Today marks an event in my local calendar. Not a National event, not an anniversary or even a local celebration, but a significant event nonetheless.
Today marks the first opportunity, in recent memory, that I have been able to take more than an hour away from the daily challenges or leading this charity, and not feel that another crisis or significant challenge is imminent.
For the last 20 or so weeks, I certainly, and many others among my staff team have been completely engulfed in the ensuing chaos and uncertainty brought on by the corona-virus pandemic, and the related National lock down.
As an organisation, we have been beaten over the head repeatedly by the challenges that we have faced, day after day, week after week, and at times it has felt truly insurmountable.
I am not saying that today it’s all over, and I am not naive enough to believe that the world is returning to what it once was, but I am convinced, for perhaps the first time in a long time, that there is hope.
Hope, that Age Connects Torfaen can and will survive the financial losses it has sustained, Hope, that we have plans in place to modify our services to reach older people in new and creative ways, hope, that we can reshape our organisation to maximise efficiency, reduce costs, and stabilise our income.
For a long time, as a society, we probably underrated hope, it felt like the preserve of a few deserving folk, or the preserve of those facing personal challenge, medical difficulties and the like. It has never before, certainly not for my generation, felt like hope is something that a Nation can collectively hold. But that is what it feels like to me right now, right here in Torfaen, within our sector, within our charity, our staff and volunteer teams, and within our many customers and charity beneficiaries.
As the Government announces more and more incremental easing of the lock down, and includes more and more people in that easing, we are starting to see some very small, but very green shoots of recovery in our charity.
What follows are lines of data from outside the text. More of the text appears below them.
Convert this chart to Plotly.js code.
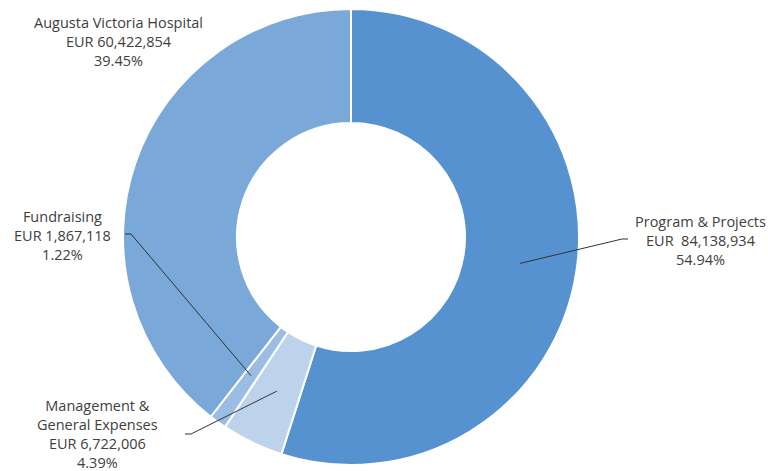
<!DOCTYPE html>
<html>
<head>
<meta charset="utf-8">
<script src="https://cdn.plot.ly/plotly-3.0.1.min.js"></script>
<style>html,body{margin:0;padding:0;background:#fff;}#chart{width:768px;height:471px;}</style>
</head>
<body>
<div id="chart"></div>
<script>
const categories = ["Program & Projects", "Management &<br>General Expenses", "Fundraising", "Augusta Victoria Hospital"];
const amounts = [84138934, 6722006, 1867118, 60422854];
const amountLabels = ["EUR  84,138,934", "EUR 6,722,006", "EUR 1,867,118", "EUR 60,422,854"];
const percentLabels = ["54.94%", "4.39%", "1.22%", "39.45%"];
const colors = ["#5592CF", "#BDD3EC", "#9BBDE3", "#7AA8D8"];

const W = 768, H = 471;
const cx = 351, cy = 237, R = 228, hole = 0.5;
const domX = [(cx - R) / W, (cx + R) / W];
const domY = [(H - cy - R) / H, (H - cy + R) / H];

// label positions (pixels) and elbow points for leader lines
const labelPos = [
  {x: 700, y: 240, elbow: [[622, 239], [628, 239]]},
  {x: 97, y: 434, elbow: [[191, 434], [185, 434]]},
  {x: 62, y: 235, elbow: [[131, 234], [125, 234]]},
  {x: 118, y: 42, elbow: null}
];

const total = amounts.reduce((a, b) => a + b, 0);
let cum = 0;
const shapes = [];
const annotations = [];
const px = x => x / W, py = y => 1 - y / H;
amounts.forEach((v, i) => {
  const mid = (cum + v / 2) / total;
  cum += v;
  const ang = mid * 2 * Math.PI;
  const rm = R * (1 + hole) / 2;
  const sx = cx + rm * Math.sin(ang), sy = cy - rm * Math.cos(ang);
  const lp = labelPos[i];
  if (lp.elbow) {
    const e = lp.elbow;
    shapes.push({
      type: 'path', xref: 'paper', yref: 'paper',
      path: `M ${px(sx)} ${py(sy)} L ${px(e[0][0])} ${py(e[0][1])} L ${px(e[1][0])} ${py(e[1][1])}`,
      line: {color: '#333333', width: 1}
    });
  }
  annotations.push({
    xref: 'paper', yref: 'paper', x: px(lp.x), y: py(lp.y),
    xanchor: 'center', yanchor: 'middle', align: 'center', showarrow: false,
    text: categories[i] + '<br>' + amountLabels[i] + '<br>' + percentLabels[i],
    font: {family: '"Open Sans", Lato, sans-serif', size: 14.5, color: '#404040'}
  });
});

const data = [{
  type: 'pie',
  values: amounts,
  labels: categories,
  hole: hole,
  sort: false,
  direction: 'clockwise',
  rotation: 0,
  textinfo: 'none',
  hoverinfo: 'label+value+percent',
  marker: {colors: colors, line: {color: '#ffffff', width: 2}},
  domain: {x: domX, y: domY},
  showlegend: false
}];

const layout = {
  width: W, height: H,
  margin: {l: 0, r: 0, t: 0, b: 0},
  paper_bgcolor: '#ffffff',
  showlegend: false,
  shapes: shapes,
  annotations: annotations
};

Plotly.newPlot('chart', data, layout, {displayModeBar: false, staticPlot: true});
</script>
</body>
</html>
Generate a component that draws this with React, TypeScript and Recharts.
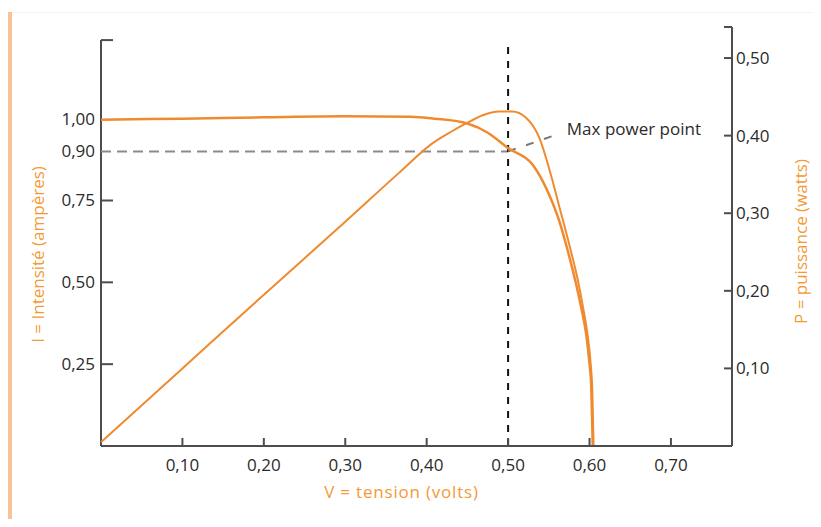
import React from 'react';
import {
  ComposedChart,
  Line,
  XAxis,
  YAxis,
  ReferenceLine,
  ReferenceDot,
  Label,
} from 'recharts';

// I-V curve of the cell: tension (V) -> intensité (A)
const ivTension = [0, 0.1, 0.2, 0.3, 0.38, 0.41, 0.45, 0.475, 0.5, 0.53, 0.55, 0.5625, 0.575, 0.583, 0.59, 0.596, 0.6, 0.602, 0.603, 0.604];
const ivIntensite = [0.997, 1.0, 1.004, 1.007, 1.006, 1.0, 0.985, 0.957, 0.91, 0.86, 0.77, 0.69, 0.58, 0.5, 0.42, 0.34, 0.25, 0.19, 0.1, 0];

// P-V curve: tension (V) -> puissance (W)
const pvTension = [0, 0.1, 0.2, 0.3, 0.366, 0.407, 0.43, 0.449, 0.468, 0.489, 0.505, 0.522, 0.538, 0.554, 0.5625, 0.575, 0.586, 0.592, 0.598, 0.6015, 0.6035, 0.605];
const pvPuissance = [0.005, 0.1, 0.195, 0.289, 0.352, 0.39, 0.405, 0.416, 0.426, 0.431, 0.431, 0.423, 0.398, 0.344, 0.31, 0.26, 0.212, 0.179, 0.14, 0.105, 0.07, 0];

const xTicks = [0.1, 0.2, 0.3, 0.4, 0.5, 0.6, 0.7];
const iTicks = [0.25, 0.5, 0.75, 0.9, 1.0, 1.24];
const pTicks = [0.1, 0.2, 0.3, 0.4, 0.5, 0.54];

const maxPowerV = 0.5;
const maxPowerI = 0.9;

const ivData = ivTension.map((v, k) => ({ v, i: ivIntensite[k] }));
const pvData = pvTension.map((v, k) => ({ v, p: pvPuissance[k] }));

const ORANGE = '#ef8a2e';
const LABEL_ORANGE = '#f39a35';
const AXIS = '#4d4d4d';
const TEXT = '#2b2b2b';
const FONT = '"Open Sans", sans-serif';
const FS = 17;

const fmt = (n: number) => n.toFixed(2).replace('.', ',');

function LeftTick({ x, y, payload }: any) {
  const v = payload.value;
  const top = v > 1.1;
  const mark = top || v < 0.8;
  return (
    <g>
      {mark && <line x1={x} x2={x + 12} y1={y} y2={y} stroke={AXIS} strokeWidth={2} />}
      {!top && (
        <text x={x - 6} y={y} dy={6} textAnchor="end" fill={TEXT} fontSize={FS} fontFamily={FONT}>
          {fmt(v)}
        </text>
      )}
    </g>
  );
}

function RightTick({ x, y, payload }: any) {
  const v = payload.value;
  const top = v > 0.52;
  return (
    <g>
      <line x1={x - 8} x2={x} y1={y} y2={y} stroke={AXIS} strokeWidth={2} />
      {!top && (
        <text x={x + 4} y={y} dy={6} textAnchor="start" fill={TEXT} fontSize={FS} fontFamily={FONT}>
          {fmt(v)}
        </text>
      )}
    </g>
  );
}

function BottomTick({ x, y, payload }: any) {
  return (
    <g>
      <line x1={x} x2={x} y1={y - 8} y2={y} stroke={AXIS} strokeWidth={2} />
      <text x={x} y={y} dy={25} textAnchor="middle" fill={TEXT} fontSize={FS} fontFamily={FONT}>
        {fmt(payload.value)}
      </text>
    </g>
  );
}

function LeftTitle({ viewBox }: any) {
  const x = viewBox.x - 4;
  const y = viewBox.y + viewBox.height / 2 + 18;
  return (
    <text x={x} y={y} transform={`rotate(-90 ${x} ${y})`} textAnchor="middle" dominantBaseline="central" fill={LABEL_ORANGE} fontSize={FS} fontFamily={FONT}>
      I = Intensité (ampères)
    </text>
  );
}

function RightTitle({ viewBox }: any) {
  const x = viewBox.x + 68;
  const y = viewBox.y + viewBox.height / 2 + 5;
  return (
    <text x={x} y={y} transform={`rotate(-90 ${x} ${y})`} textAnchor="middle" dominantBaseline="central" fill={LABEL_ORANGE} fontSize={FS} fontFamily={FONT}>
      P = puissance (watts)
    </text>
  );
}

function BottomTitle({ viewBox }: any) {
  return (
    <text x={viewBox.x + viewBox.width / 2 - 15} y={viewBox.y + 45} textAnchor="middle" dominantBaseline="central" fill={LABEL_ORANGE} fontSize={FS} letterSpacing={0.8} fontFamily={FONT}>
      V = tension (volts)
    </text>
  );
}

export default function App() {
  return (
    <div style={{ position: 'relative', width: 805, height: 511, fontFamily: FONT }}>
      <div style={{ position: 'absolute', left: -1, top: 4, width: 5, height: 515, background: '#f8c497' }} />
      <div style={{ position: 'absolute', left: 4, top: 4, width: 809, height: 1, background: '#fdf1e8' }} />
      <ComposedChart width={805} height={511} margin={{ top: 19, right: 21, left: 33, bottom: 43 }}>
        <XAxis
          type="number"
          dataKey="v"
          domain={[0, 0.775]}
          ticks={xTicks}
          tick={<BottomTick />}
          tickLine={false}
          tickSize={0}
          tickMargin={0}
          axisLine={{ stroke: AXIS, strokeWidth: 2 }}
          height={30}
          interval={0}
        >
          <Label content={<BottomTitle />} />
        </XAxis>
        <YAxis
          yAxisId="i"
          type="number"
          domain={[0, 1.28]}
          ticks={iTicks}
          tick={<LeftTick />}
          tickLine={false}
          tickSize={0}
          tickMargin={0}
          axisLine={false}
          width={60}
          interval={0}
        >
          <Label content={<LeftTitle />} />
        </YAxis>
        <YAxis
          yAxisId="p"
          orientation="right"
          type="number"
          domain={[0, 0.54]}
          ticks={pTicks}
          tick={<RightTick />}
          tickLine={false}
          tickSize={0}
          tickMargin={0}
          axisLine={{ stroke: AXIS, strokeWidth: 2 }}
          width={60}
          interval={0}
        >
          <Label content={<RightTitle />} />
        </YAxis>

        <ReferenceLine
          yAxisId="i"
          segment={[{ x: 0, y: 0 }, { x: 0, y: 1.24 }]}
          stroke={AXIS}
          strokeWidth={2}
        />
        <ReferenceLine
          yAxisId="i"
          segment={[{ x: 0, y: maxPowerI }, { x: maxPowerV, y: maxPowerI }]}
          stroke="#8a8a8a"
          strokeWidth={2}
          strokeDasharray="10 6"
        />
        <ReferenceLine
          yAxisId="i"
          segment={[{ x: maxPowerV, y: 0 }, { x: maxPowerV, y: 1.235 }]}
          stroke="#111"
          strokeWidth={2}
          strokeDasharray="7 7"
        />
        <ReferenceLine
          yAxisId="i"
          segment={[{ x: maxPowerV, y: maxPowerI }, { x: 0.564, y: 0.955 }]}
          stroke="#777"
          strokeWidth={2}
          strokeDasharray="8 11"
        />
        <ReferenceDot
          yAxisId="i"
          x={0.566}
          y={0.97}
          r={0}
          fill="none"
          stroke="none"
          label={{ value: 'Max power point', position: 'right', offset: 5, fill: TEXT, fontSize: FS, fontFamily: FONT }}
        />

        <Line
          yAxisId="i"
          data={ivData}
          dataKey="i"
          type="monotone"
          stroke={ORANGE}
          strokeWidth={2.5}
          dot={false}
          isAnimationActive={false}
        />
        <Line
          yAxisId="p"
          data={pvData}
          dataKey="p"
          type="monotone"
          stroke={ORANGE}
          strokeWidth={2}
          dot={false}
          isAnimationActive={false}
        />
      </ComposedChart>
    </div>
  );
}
Staff who have been shielding, are seeking to return to their roles, clients are starting to see our staff out in the community, and we look forward to welcoming them back to our Widdershins Centre as soon as we can.
We will look different now, we will look different to our clients and their families and we won’t seem as much like the charity they said goodbye to on the 23rd March, because we have changed, grown and adapted.
Much like the grandchildren that many people have not seen for months, we too, have certainly “shot up”.
Our staff, volunteers, Trustees, the services we deliver, even the clothes we wear to visit people, it has all changed. What hasn’t changed, is the reason we fought so hard to stay open, we remain completely committed to our clients, the older people of Torfaen and their families. We remain committed to reducing isolation, promoting social activity, promoting improved health and mental health, improved mobility and nutrition, and above all the right to absolutely enjoy later life and growing older.
We will still have some changes to go through, some tough decisions to make no doubt, and some more discomfort as we move further away from what we knew, and towards more of the unknown, but we have an ally in that process, in hope.
I will never underestimate the power of hope again, nor will many of my staff, and we will have found a new comfort together. For the first time in a long time, we feel hopeful of the future, hopeful of our charities success, hopeful that we can bring people back together again, hopeful that we will reduce the damaging isolation which has been felt by us all this last few months, and hopeful that the learning we have taken from this terrible pandemic, will forever inform our future actions.
I hope we never have to endure this again, but if we do, I am hopeful we can overcome it.